Here’s a nice little frittata recipe, but fritattas are a highly malleable form. Improvise freely.
Tangled Nest Nettle Frittata
Wash about half a pound of nettles, with their stems removed. Shake them gently, but leave some water on the leaves, stuff them into a skillet, cover, and steam over medium heat until wilted. Turn the wilted spinach into a strainer, and press out any liquid with the back of a wooden spoon. Set aside to cool.
In the same skillet, heat a little olive oil over medium heat, and fry one or two thinly sliced boiling potatoes. Make sure you cook it until golden brown and tender, otherwise your frittata will be too crunchy. Stir in a finely sliced shallot (or scallion), and cook another minute or two. Turn onto a plate to cool.

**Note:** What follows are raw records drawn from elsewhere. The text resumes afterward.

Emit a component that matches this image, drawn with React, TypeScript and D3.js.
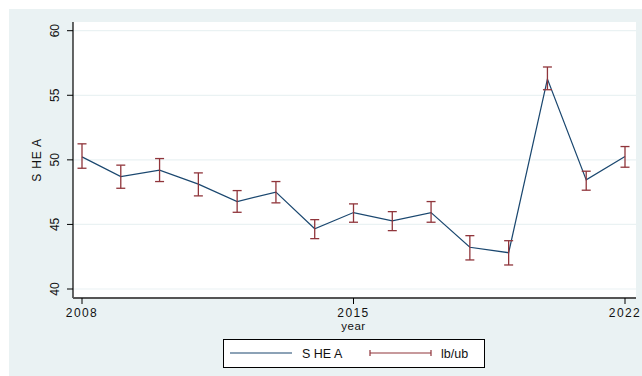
import React from "react";
import * as d3 from "d3";

// SHEA by year with lower/upper bounds
const years = [2008, 2009, 2010, 2011, 2012, 2013, 2014, 2015, 2016, 2017, 2018, 2019, 2020, 2021, 2022];
const shea = [50.23, 48.7, 49.2, 48.12, 46.77, 47.5, 44.67, 45.92, 45.27, 45.92, 43.23, 42.81, 56.26, 48.45, 50.26];
const lb = [49.35, 47.8, 48.32, 47.21, 45.94, 46.67, 43.9, 45.17, 44.52, 45.17, 42.25, 41.86, 55.43, 47.65, 49.43];
const ub = [51.24, 49.59, 50.1, 48.99, 47.62, 48.32, 45.37, 46.59, 45.99, 46.77, 44.13, 43.74, 57.19, 49.12, 51.03];
const yTicks = [40, 45, 50, 55, 60];
const xTicks = [2008, 2015, 2022];

const W = 642;
const H = 376;
const plot = { left: 73, right: 636, top: 22, bottom: 298 };
const navy = "#1a476f";
const maroon = "#90353b";
const bg = "#eaf2f3";
const font = "'Liberation Sans', Arial, sans-serif";

export default function App() {
  const x = d3.scaleLinear().domain([2008, 2022]).range([82, 625]);
  const y = d3.scaleLinear().domain([40, 60]).range([289, 30.7]);
  const line = d3
    .line<number>()
    .x((_, i) => x(years[i]))
    .y((d) => y(d));
  const cap = 4.5;

  return (
    <svg
      width={W}
      height={H}
      style={{ position: "absolute", left: 0, top: 0 }}
      fontFamily={font}
    >
      <rect x={0} y={0} width={W} height={H} fill="#ffffff" />
      <rect x={9} y={9} width={W - 9} height={H - 9} fill={bg} />
      <rect
        x={plot.left}
        y={plot.top}
        width={plot.right - plot.left}
        height={plot.bottom - plot.top}
        fill="#ffffff"
      />
      {/* grid */}
      {yTicks.map((t) => (
        <line
          key={"g" + t}
          x1={plot.left}
          x2={plot.right}
          y1={y(t)}
          y2={y(t)}
          stroke={bg}
          strokeWidth={1.2}
        />
      ))}
      {/* axes */}
      <line x1={plot.left} x2={plot.left} y1={plot.top} y2={plot.bottom} stroke="#000" strokeWidth={1.2} />
      <line x1={plot.left} x2={plot.right} y1={plot.bottom} y2={plot.bottom} stroke="#555" strokeWidth={2} />
      {yTicks.map((t) => (
        <g key={"y" + t}>
          <line x1={plot.left - 6} x2={plot.left} y1={y(t)} y2={y(t)} stroke="#000" strokeWidth={1} />
          <text
            transform={`translate(59,${y(t)}) rotate(-90)`}
            textAnchor="middle"
            fontSize={12}
            fill="#111"
          >
            {t}
          </text>
        </g>
      ))}
      {xTicks.map((t) => (
        <g key={"x" + t}>
          <line x1={x(t)} x2={x(t)} y1={plot.bottom} y2={plot.bottom + 6} stroke="#000" strokeWidth={1} />
          <text x={x(t)} y={317} textAnchor="middle" fontSize={12} letterSpacing={1.4} fill="#111">
            {t}
          </text>
        </g>
      ))}
      <text x={x(2015)} y={329.5} textAnchor="middle" fontSize={11.5} letterSpacing={0.5} fill="#111">
        year
      </text>
      <text
        transform={`translate(41,${(plot.top + plot.bottom) / 2}) rotate(-90)`}
        textAnchor="middle"
        fontSize={12}
        letterSpacing={0.8}
        fill="#111"
      >
        S HE A
      </text>

      {/* series line */}
      <path d={line(shea) ?? ""} fill="none" stroke={navy} strokeWidth={1.2} />

      {/* error bars */}
      {years.map((yr, i) => (
        <g key={"e" + yr} stroke={maroon} strokeWidth={1.3}>
          <line x1={x(yr)} x2={x(yr)} y1={y(lb[i])} y2={y(ub[i])} />
          <line x1={x(yr) - cap} x2={x(yr) + cap} y1={y(lb[i])} y2={y(lb[i])} />
          <line x1={x(yr) - cap} x2={x(yr) + cap} y1={y(ub[i])} y2={y(ub[i])} />
        </g>
      ))}

      {/* legend */}
      <rect x={223.5} y={339.5} width={261} height={28} fill="#ffffff" stroke="#000" strokeWidth={1} />
      <line x1={230} x2={292} y1={353} y2={353} stroke={navy} strokeWidth={1.2} />
      <text x={302} y={357.5} fontSize={12.5} fill="#111">
        S HE A
      </text>
      <g stroke={maroon} strokeWidth={1.2}>
        <line x1={370} x2={431} y1={353} y2={353} />
        <line x1={370} x2={370} y1={350} y2={356} />
        <line x1={431} x2={431} y1={350} y2={356} />
      </g>
      <text x={441} y={357.5} fontSize={12.5} fill="#111">
        lb/ub
      </text>
    </svg>
  );
}
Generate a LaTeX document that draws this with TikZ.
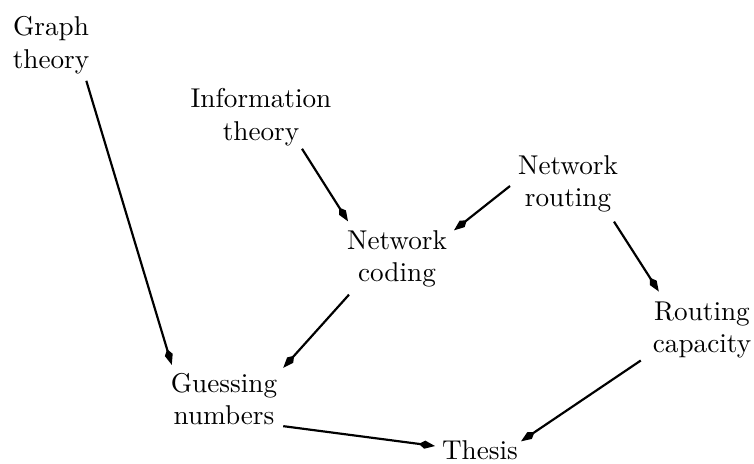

Beat four eggs in a bowl. Stir in about 1/2 cup feta cheese (or smoked gouda, or whatever sounds good), a pinch of salt, freshly ground pepper to taste, potatoes, and nettles.
Wipe the skillet clean, then melt a teaspoon of butter over medium heat and swirl it around to coat the sides. Pour the egg mixture into the prepared skillet, and let it cook until the edges begin to set. Meanwhile, heat the broiler. As the frittata continues to cook, occasionally loosen the sides with a rubber spatula, and tilt the pan so the uncooked liquid from the center moves to the sides. Continue until the frittata is about 80% cooked, 15 minutes or so, then pop it under the broiler until the top is set, and turning golden. So pretty! Let it cool a bit before serving. Enjoy.